Employees, employers, and small businesses will get clearer disclosure when third parties are paid to influence or surveil workers, helping workers evaluate incentives or pressures and improving workplace transparency.
Union leaders and members gain greater transparency about paid persuasion and information‑gathering that targets employees, making internal and external influences on union affairs more visible.
The Department of Labor must finalize implementing rules within six months, giving regulated parties earlier clarity on obligations and speeding the Act's implementation.
Labor organizations will face increased compliance costs and administrative burdens to collect and file expanded disclosures each fiscal year.
Disclosure of paid arrangements could expose third‑party consultants and individuals to privacy or reputational harms, potentially reducing the availability of outside advisers for employers and unions.
The compressed six‑month rulemaking deadline risks rushed or incomplete rules, legal challenges, and strained Department of Labor resources, which could reduce stakeholder input and delay helpful guidance.
Based on analysis of 3 sections of legislative text.
Expands reporting requirements to cover payments, agreements, and hired persuasion or information‑gathering related to employee organizing and labor disputes.
Official title: To amend the Labor-Management Reporting and Disclosure Act of 1959 to clarify reporting requirements.

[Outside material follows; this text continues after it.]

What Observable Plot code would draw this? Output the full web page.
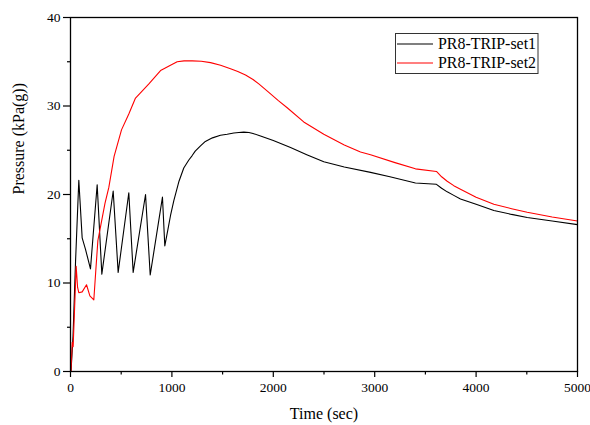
<!DOCTYPE html>
<html><head><meta charset="utf-8">
<script src="https://cdn.jsdelivr.net/npm/d3@7"></script>
<script src="https://cdn.jsdelivr.net/npm/@observablehq/plot@0.6"></script>
<style>body{margin:0;background:#fff}#chart{width:590px;height:425px}</style>
</head><body><div id="chart"></div><script>
const seriesNames = ["PR8-TRIP-set1", "PR8-TRIP-set2"];
const seriesColors = ["#000000", "#ff0000"];
const xTicks = [0, 1000, 2000, 3000, 4000, 5000];
const xMinorTicks = [500, 1500, 2500, 3500, 4500];
const yTicks = [0, 10, 20, 30, 40];
const yMinorTicks = [5, 15, 25, 35];

const set1Time = [5, 25, 50, 82, 115, 148, 197, 263, 309, 421, 470, 575, 618, 740, 786, 907, 930, 960, 986, 1019, 1070, 1117, 1167, 1200, 1230, 1282, 1330, 1400, 1479, 1545, 1611, 1660, 1709, 1760, 1800, 1874, 2000, 2170, 2330, 2498, 2700, 2959, 3150, 3402, 3609, 3660, 3715, 3780, 3846, 4000, 4175, 4350, 4504, 4750, 5000];
const set1Pressure = [0, 4, 12.5, 21.6, 15.1, 13.8, 11.6, 21.1, 11.0, 20.4, 11.2, 20.2, 11.2, 20.0, 10.9, 19.7, 14.2, 16.0, 17.6, 19.3, 21.5, 23.0, 23.9, 24.4, 24.9, 25.5, 26.0, 26.4, 26.7, 26.8, 26.95, 27.0, 27.05, 27.0, 26.9, 26.6, 26.1, 25.3, 24.5, 23.7, 23.1, 22.5, 22.0, 21.3, 21.15, 20.7, 20.3, 19.9, 19.5, 18.9, 18.2, 17.75, 17.4, 17.0, 16.6];

const set2Time = [5, 17, 26, 56, 70, 82, 115, 158, 191, 230, 250, 270, 300, 340, 378, 430, 503, 575, 641, 683, 773, 888, 921, 986, 1052, 1120, 1200, 1290, 1381, 1480, 1578, 1650, 1726, 1800, 1857, 1950, 2050, 2137, 2300, 2498, 2700, 2860, 2959, 3200, 3402, 3609, 3660, 3715, 3780, 3846, 4000, 4175, 4350, 4504, 4750, 5000];
const set2Pressure = [0, 3.3, 2.8, 11.9, 9.5, 8.9, 9.0, 9.8, 8.55, 8.1, 11.5, 14.8, 16.6, 19.0, 20.8, 24.3, 27.3, 29.1, 30.9, 31.4, 32.5, 34.0, 34.2, 34.6, 35.0, 35.1, 35.1, 35.05, 34.9, 34.6, 34.2, 33.9, 33.5, 33.0, 32.5, 31.6, 30.6, 29.8, 28.2, 26.8, 25.6, 24.8, 24.5, 23.6, 22.9, 22.6, 22.0, 21.5, 21.0, 20.6, 19.7, 18.9, 18.4, 18.0, 17.45, 17.0];

const rows1 = set1Time.map((t, i) => ({t, p: set1Pressure[i]}));
const rows2 = set2Time.map((t, i) => ({t, p: set2Pressure[i]}));

const font = "'Liberation Serif', 'DejaVu Serif', serif";
const chart = Plot.plot({
  width: 590, height: 425,
  marginLeft: 70, marginRight: 13, marginTop: 17, marginBottom: 54,
  style: {fontFamily: font, fontSize: "13.5px", background: "#fff", color: "#000"},
  x: {domain: [0, 5000]},
  y: {domain: [0, 40]},
  marks: [
    Plot.axisX({ticks: xTicks, tickSize: 6, tickPadding: 5, tickFormat: d => String(d), label: null, fontSize: 13.5, strokeWidth: 1.2}),
    Plot.axisX({ticks: xMinorTicks, tickSize: 3.5, tickFormat: () => "", label: null, strokeWidth: 1.2}),
    Plot.axisY({ticks: yTicks, tickSize: 7, tickPadding: 3, tickFormat: d => String(d), label: null, fontSize: 13.5, strokeWidth: 1.2}),
    Plot.axisY({ticks: yMinorTicks, tickSize: 3, tickFormat: () => "", label: null, strokeWidth: 1.2}),
    Plot.line(rows1, {x: "t", y: "p", stroke: seriesColors[0], strokeWidth: 1.1}),
    Plot.line(rows2, {x: "t", y: "p", stroke: seriesColors[1], strokeWidth: 1.1}),
    Plot.frame({stroke: "#000", strokeWidth: 1.3}),
    Plot.text(["Time (sec)"], {frameAnchor: "bottom", dy: 42, lineAnchor: "middle", fontSize: 16, fill: "#000"}),
    Plot.text(["Pressure (kPa(g))"], {frameAnchor: "left", dx: -52, rotate: -90, lineAnchor: "middle", fontSize: 16, fill: "#000"})
  ]
});
document.getElementById("chart").appendChild(chart);

// legend inside plot area (upper right)
const svg = d3.select(chart);
const lg = svg.append("g").attr("font-family", font).attr("font-size", 16).attr("text-anchor", "start");
lg.append("rect").attr("x", 395.5).attr("y", 33.5).attr("width", 142.5).attr("height", 40)
  .attr("fill", "#fff").attr("stroke", "#333").attr("stroke-width", 1);
seriesNames.forEach((name, i) => {
  const y = 44 + i * 19;
  lg.append("line").attr("x1", 397).attr("x2", 433).attr("y1", y).attr("y2", y)
    .attr("stroke", seriesColors[i]).attr("stroke-width", 1.1);
  lg.append("text").attr("x", 438).attr("y", y + 5).attr("fill", "#000")
    .attr("textLength", 98).attr("lengthAdjust", "spacingAndGlyphs").text(name);
});
</script></body></html>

Introduced April 17, 2025 by Burgess Owens · Last progress April 17, 2025
Requires labor organizations and certain paid third parties to report payments, loans, promises, agreements, or arrangements intended to persuade employees about union organizing or collective bargaining or to collect information about employee activity in labor disputes. It also requires the Department of Labor to issue implementing regulations within six months of enactment. The bill expands existing reporting duties in the Labor Management Reporting and Disclosure Act to capture paid persuasion and paid information‑gathering by unions, consultants, contractors, and persons hired to approach employees, with a limited exception for information gathered only for litigation or official proceedings.